--- start ---

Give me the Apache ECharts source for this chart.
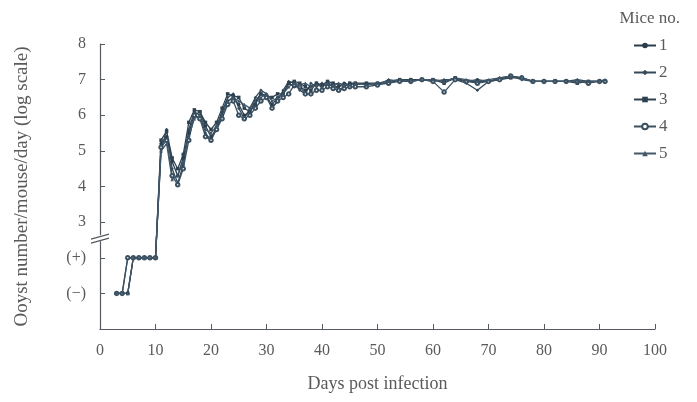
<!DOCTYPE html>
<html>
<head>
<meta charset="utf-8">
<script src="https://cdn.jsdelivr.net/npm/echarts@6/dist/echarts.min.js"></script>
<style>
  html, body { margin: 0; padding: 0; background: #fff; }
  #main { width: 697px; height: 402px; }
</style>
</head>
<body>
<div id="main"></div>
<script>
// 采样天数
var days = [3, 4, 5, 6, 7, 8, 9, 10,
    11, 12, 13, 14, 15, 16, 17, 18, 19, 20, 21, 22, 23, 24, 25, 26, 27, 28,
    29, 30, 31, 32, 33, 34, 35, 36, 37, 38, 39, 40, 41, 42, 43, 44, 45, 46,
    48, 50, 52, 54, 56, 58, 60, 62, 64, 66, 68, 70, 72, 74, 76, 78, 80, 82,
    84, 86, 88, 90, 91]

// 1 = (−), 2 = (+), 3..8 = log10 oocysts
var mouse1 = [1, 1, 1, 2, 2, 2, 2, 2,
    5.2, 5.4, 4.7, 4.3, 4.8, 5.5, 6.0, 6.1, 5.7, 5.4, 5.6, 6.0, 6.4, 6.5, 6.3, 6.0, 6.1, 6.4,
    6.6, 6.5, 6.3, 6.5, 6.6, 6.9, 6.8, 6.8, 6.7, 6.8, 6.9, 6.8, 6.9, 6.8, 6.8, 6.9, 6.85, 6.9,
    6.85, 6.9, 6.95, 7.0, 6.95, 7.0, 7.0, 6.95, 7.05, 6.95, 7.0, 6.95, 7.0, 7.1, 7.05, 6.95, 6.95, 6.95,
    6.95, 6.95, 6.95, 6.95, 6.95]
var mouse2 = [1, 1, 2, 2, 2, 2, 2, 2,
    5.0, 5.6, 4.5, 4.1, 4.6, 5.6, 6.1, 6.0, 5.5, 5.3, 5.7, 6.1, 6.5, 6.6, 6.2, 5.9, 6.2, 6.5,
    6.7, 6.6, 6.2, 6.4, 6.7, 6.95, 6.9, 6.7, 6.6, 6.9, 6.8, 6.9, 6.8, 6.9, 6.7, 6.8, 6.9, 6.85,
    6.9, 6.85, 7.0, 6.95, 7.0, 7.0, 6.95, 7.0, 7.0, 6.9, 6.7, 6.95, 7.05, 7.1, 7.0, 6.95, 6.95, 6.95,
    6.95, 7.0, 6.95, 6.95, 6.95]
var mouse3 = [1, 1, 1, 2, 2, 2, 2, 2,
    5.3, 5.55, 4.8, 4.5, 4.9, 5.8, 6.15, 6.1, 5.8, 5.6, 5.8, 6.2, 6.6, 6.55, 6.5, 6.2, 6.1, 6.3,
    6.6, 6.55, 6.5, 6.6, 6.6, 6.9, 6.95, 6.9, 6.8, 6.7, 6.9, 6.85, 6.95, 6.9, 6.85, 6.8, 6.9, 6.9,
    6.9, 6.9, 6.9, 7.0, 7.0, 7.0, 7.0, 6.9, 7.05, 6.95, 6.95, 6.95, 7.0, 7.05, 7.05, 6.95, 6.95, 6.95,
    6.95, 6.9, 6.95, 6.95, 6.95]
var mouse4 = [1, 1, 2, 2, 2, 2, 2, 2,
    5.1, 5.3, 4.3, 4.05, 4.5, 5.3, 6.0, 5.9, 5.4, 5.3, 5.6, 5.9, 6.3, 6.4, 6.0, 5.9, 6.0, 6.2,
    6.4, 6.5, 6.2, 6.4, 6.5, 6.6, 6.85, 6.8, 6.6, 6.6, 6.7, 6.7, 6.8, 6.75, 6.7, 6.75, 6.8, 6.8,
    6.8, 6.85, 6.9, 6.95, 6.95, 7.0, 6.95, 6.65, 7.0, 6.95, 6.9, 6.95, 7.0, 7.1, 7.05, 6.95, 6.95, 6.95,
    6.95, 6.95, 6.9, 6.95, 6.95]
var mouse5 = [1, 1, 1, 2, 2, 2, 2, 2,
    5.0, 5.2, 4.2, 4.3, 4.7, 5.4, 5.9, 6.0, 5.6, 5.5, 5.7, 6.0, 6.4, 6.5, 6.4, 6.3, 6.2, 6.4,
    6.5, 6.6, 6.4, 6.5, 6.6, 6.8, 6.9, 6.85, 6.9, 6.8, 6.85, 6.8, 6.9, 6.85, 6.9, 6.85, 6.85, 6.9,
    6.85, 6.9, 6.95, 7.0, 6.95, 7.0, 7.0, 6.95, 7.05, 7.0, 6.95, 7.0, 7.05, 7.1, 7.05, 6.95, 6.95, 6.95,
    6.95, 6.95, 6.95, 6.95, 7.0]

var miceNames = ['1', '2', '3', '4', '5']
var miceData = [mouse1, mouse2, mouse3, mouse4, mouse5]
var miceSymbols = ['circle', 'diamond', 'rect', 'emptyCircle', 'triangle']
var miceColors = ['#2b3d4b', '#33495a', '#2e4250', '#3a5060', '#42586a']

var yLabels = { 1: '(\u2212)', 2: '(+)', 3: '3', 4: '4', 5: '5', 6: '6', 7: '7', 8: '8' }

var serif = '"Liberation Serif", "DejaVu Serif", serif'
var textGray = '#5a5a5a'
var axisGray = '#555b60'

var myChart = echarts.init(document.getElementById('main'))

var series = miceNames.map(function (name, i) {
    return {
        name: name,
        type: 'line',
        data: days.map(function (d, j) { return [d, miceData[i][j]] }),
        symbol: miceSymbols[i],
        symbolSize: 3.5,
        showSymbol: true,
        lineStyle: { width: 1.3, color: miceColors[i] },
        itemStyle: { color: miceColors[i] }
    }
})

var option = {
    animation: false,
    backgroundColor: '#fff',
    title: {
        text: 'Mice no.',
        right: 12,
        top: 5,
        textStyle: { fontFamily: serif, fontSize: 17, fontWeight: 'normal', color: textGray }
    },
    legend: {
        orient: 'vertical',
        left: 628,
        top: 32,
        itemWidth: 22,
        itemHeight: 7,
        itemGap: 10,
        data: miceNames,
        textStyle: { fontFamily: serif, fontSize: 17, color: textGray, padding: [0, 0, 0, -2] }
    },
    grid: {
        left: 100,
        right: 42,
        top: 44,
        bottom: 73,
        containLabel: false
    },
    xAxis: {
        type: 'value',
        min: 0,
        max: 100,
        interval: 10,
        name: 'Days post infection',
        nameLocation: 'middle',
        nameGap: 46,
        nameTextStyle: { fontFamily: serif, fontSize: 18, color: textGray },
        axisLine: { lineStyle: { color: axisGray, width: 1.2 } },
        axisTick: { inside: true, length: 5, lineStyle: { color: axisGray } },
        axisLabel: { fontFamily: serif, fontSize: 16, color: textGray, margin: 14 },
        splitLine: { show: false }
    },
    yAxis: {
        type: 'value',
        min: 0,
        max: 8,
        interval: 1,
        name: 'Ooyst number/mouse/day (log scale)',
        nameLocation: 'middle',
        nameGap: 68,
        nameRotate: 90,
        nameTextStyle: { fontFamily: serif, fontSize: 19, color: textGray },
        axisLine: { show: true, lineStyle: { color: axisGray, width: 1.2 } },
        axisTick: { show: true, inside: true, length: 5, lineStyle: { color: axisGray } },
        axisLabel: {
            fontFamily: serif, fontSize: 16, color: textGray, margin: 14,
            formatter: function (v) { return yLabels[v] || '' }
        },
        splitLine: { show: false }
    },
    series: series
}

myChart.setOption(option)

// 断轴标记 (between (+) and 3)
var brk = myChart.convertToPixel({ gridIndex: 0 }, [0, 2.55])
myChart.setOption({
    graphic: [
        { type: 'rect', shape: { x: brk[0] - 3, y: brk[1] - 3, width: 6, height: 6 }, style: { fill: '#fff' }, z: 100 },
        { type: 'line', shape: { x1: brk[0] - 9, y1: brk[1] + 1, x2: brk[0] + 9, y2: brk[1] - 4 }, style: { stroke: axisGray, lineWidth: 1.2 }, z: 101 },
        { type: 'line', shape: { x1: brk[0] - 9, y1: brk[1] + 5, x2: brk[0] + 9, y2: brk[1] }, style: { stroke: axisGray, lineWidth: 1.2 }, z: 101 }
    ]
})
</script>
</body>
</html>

--- end ---

GIVEN REQUEST
Everything from the first line of the listing above through the line that contains "84, 86, 88, 90, 91]" is to be restated word for word, minus the pictures.

FINAL RESULT
Give me the Apache ECharts source for this chart.
<!DOCTYPE html>
<html>
<head>
<meta charset="utf-8">
<script src="https://cdn.jsdelivr.net/npm/echarts@6/dist/echarts.min.js"></script>
<style>
  html, body { margin: 0; padding: 0; background: #fff; }
  #main { width: 697px; height: 402px; }
</style>
</head>
<body>
<div id="main"></div>
<script>
// 采样天数
var days = [3, 4, 5, 6, 7, 8, 9, 10,
    11, 12, 13, 14, 15, 16, 17, 18, 19, 20, 21, 22, 23, 24, 25, 26, 27, 28,
    29, 30, 31, 32, 33, 34, 35, 36, 37, 38, 39, 40, 41, 42, 43, 44, 45, 46,
    48, 50, 52, 54, 56, 58, 60, 62, 64, 66, 68, 70, 72, 74, 76, 78, 80, 82,
    84, 86, 88, 90, 91]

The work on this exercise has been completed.